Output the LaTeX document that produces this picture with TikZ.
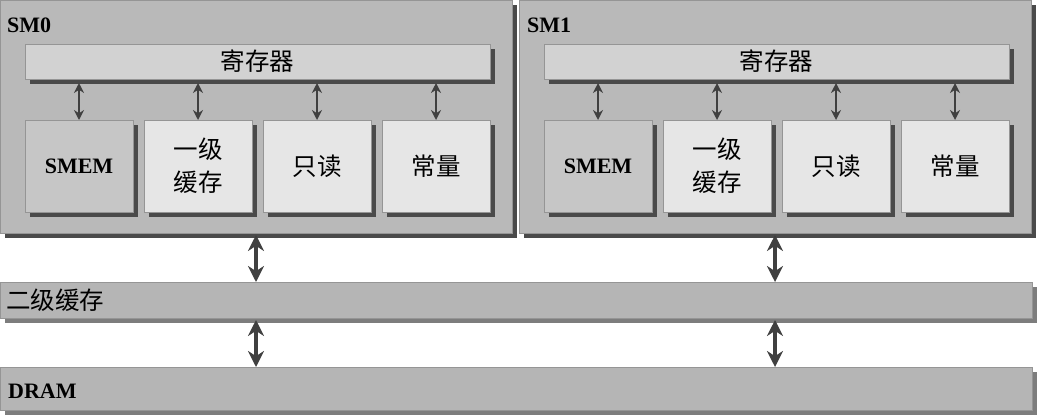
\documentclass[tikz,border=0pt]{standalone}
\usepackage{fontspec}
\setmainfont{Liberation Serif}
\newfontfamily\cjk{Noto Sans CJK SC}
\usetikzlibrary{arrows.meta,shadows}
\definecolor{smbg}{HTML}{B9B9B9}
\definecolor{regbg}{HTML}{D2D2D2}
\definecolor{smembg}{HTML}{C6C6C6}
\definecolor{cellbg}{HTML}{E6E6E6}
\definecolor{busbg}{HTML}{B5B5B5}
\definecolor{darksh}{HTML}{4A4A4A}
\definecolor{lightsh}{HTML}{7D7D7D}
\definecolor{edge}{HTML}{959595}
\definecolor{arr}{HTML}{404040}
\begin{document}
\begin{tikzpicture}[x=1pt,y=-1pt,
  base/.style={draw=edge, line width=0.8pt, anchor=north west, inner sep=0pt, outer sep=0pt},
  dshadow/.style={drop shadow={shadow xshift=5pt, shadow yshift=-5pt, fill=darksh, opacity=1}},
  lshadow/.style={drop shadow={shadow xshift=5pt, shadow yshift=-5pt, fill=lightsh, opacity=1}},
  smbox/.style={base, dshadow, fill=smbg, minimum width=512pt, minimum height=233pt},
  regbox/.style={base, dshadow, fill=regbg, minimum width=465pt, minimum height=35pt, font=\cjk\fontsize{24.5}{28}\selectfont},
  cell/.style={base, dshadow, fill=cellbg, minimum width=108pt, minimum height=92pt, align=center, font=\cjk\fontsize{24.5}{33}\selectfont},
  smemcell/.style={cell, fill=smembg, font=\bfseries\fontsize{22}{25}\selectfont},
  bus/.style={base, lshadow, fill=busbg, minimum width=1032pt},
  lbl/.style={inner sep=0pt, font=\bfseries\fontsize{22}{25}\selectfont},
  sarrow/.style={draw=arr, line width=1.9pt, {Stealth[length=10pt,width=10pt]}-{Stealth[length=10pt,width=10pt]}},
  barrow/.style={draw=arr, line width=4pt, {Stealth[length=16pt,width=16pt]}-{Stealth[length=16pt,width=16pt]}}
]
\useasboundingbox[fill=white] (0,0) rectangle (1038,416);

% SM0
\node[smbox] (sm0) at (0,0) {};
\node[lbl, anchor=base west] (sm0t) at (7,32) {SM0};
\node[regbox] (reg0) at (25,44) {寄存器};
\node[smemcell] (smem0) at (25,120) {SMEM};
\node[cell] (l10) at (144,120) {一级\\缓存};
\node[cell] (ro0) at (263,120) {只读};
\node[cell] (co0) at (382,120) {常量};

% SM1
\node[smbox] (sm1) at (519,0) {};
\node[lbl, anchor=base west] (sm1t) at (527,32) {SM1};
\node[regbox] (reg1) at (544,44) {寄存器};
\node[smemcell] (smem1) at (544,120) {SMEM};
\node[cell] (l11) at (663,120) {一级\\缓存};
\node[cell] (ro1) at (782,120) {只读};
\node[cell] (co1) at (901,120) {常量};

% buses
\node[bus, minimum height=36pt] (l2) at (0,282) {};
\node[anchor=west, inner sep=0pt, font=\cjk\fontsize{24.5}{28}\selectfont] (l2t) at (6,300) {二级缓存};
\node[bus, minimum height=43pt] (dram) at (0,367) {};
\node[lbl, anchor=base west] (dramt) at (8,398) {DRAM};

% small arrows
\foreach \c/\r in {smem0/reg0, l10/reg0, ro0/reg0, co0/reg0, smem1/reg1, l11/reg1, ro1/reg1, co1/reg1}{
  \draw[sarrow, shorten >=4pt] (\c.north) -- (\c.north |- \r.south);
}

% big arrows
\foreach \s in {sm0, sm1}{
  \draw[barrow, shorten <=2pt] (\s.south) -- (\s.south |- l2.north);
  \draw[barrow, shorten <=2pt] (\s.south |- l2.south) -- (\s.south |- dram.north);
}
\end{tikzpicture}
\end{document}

★ ★ ★ ★ ★ ★ ★

→ What to work on
Copy the whole of the material above exactly, but not its images.

→ Answer to this problem
Output the LaTeX document that produces this picture with TikZ.
\documentclass[tikz,border=0pt]{standalone}
\usepackage{fontspec}
\setmainfont{Liberation Serif}
\newfontfamily\cjk{Noto Sans CJK SC}
\usetikzlibrary{arrows.meta,shadows}
\definecolor{smbg}{HTML}{B9B9B9}
\definecolor{regbg}{HTML}{D2D2D2}
\definecolor{smembg}{HTML}{C6C6C6}
\definecolor{cellbg}{HTML}{E6E6E6}
\definecolor{busbg}{HTML}{B5B5B5}
\definecolor{darksh}{HTML}{4A4A4A}
\definecolor{lightsh}{HTML}{7D7D7D}
\definecolor{edge}{HTML}{959595}
\definecolor{arr}{HTML}{404040}
\begin{document}
\begin{tikzpicture}[x=1pt,y=-1pt,
  base/.style={draw=edge, line width=0.8pt, anchor=north west, inner sep=0pt, outer sep=0pt},
  dshadow/.style={drop shadow={shadow xshift=5pt, shadow yshift=-5pt, fill=darksh, opacity=1}},
  lshadow/.style={drop shadow={shadow xshift=5pt, shadow yshift=-5pt, fill=lightsh, opacity=1}},
  smbox/.style={base, dshadow, fill=smbg, minimum width=512pt, minimum height=233pt},
  regbox/.style={base, dshadow, fill=regbg, minimum width=465pt, minimum height=35pt, font=\cjk\fontsize{24.5}{28}\selectfont},
  cell/.style={base, dshadow, fill=cellbg, minimum width=108pt, minimum height=92pt, align=center, font=\cjk\fontsize{24.5}{33}\selectfont},
  smemcell/.style={cell, fill=smembg, font=\bfseries\fontsize{22}{25}\selectfont},
  bus/.style={base, lshadow, fill=busbg, minimum width=1032pt},
  lbl/.style={inner sep=0pt, font=\bfseries\fontsize{22}{25}\selectfont},
  sarrow/.style={draw=arr, line width=1.9pt, {Stealth[length=10pt,width=10pt]}-{Stealth[length=10pt,width=10pt]}},
  barrow/.style={draw=arr, line width=4pt, {Stealth[length=16pt,width=16pt]}-{Stealth[length=16pt,width=16pt]}}
]
\useasboundingbox[fill=white] (0,0) rectangle (1038,416);

% SM0
\node[smbox] (sm0) at (0,0) {};
\node[lbl, anchor=base west] (sm0t) at (7,32) {SM0};
\node[regbox] (reg0) at (25,44) {寄存器};
\node[smemcell] (smem0) at (25,120) {SMEM};
\node[cell] (l10) at (144,120) {一级\\缓存};
\node[cell] (ro0) at (263,120) {只读};
\node[cell] (co0) at (382,120) {常量};

% SM1
\node[smbox] (sm1) at (519,0) {};
\node[lbl, anchor=base west] (sm1t) at (527,32) {SM1};
\node[regbox] (reg1) at (544,44) {寄存器};
\node[smemcell] (smem1) at (544,120) {SMEM};
\node[cell] (l11) at (663,120) {一级\\缓存};
\node[cell] (ro1) at (782,120) {只读};
\node[cell] (co1) at (901,120) {常量};

% buses
\node[bus, minimum height=36pt] (l2) at (0,282) {};
\node[anchor=west, inner sep=0pt, font=\cjk\fontsize{24.5}{28}\selectfont] (l2t) at (6,300) {二级缓存};
\node[bus, minimum height=43pt] (dram) at (0,367) {};
\node[lbl, anchor=base west] (dramt) at (8,398) {DRAM};

% small arrows
\foreach \c/\r in {smem0/reg0, l10/reg0, ro0/reg0, co0/reg0, smem1/reg1, l11/reg1, ro1/reg1, co1/reg1}{
  \draw[sarrow, shorten >=4pt] (\c.north) -- (\c.north |- \r.south);
}

% big arrows
\foreach \s in {sm0, sm1}{
  \draw[barrow, shorten <=2pt] (\s.south) -- (\s.south |- l2.north);
  \draw[barrow, shorten <=2pt] (\s.south |- l2.south) -- (\s.south |- dram.north);
}
\end{tikzpicture}
\end{document}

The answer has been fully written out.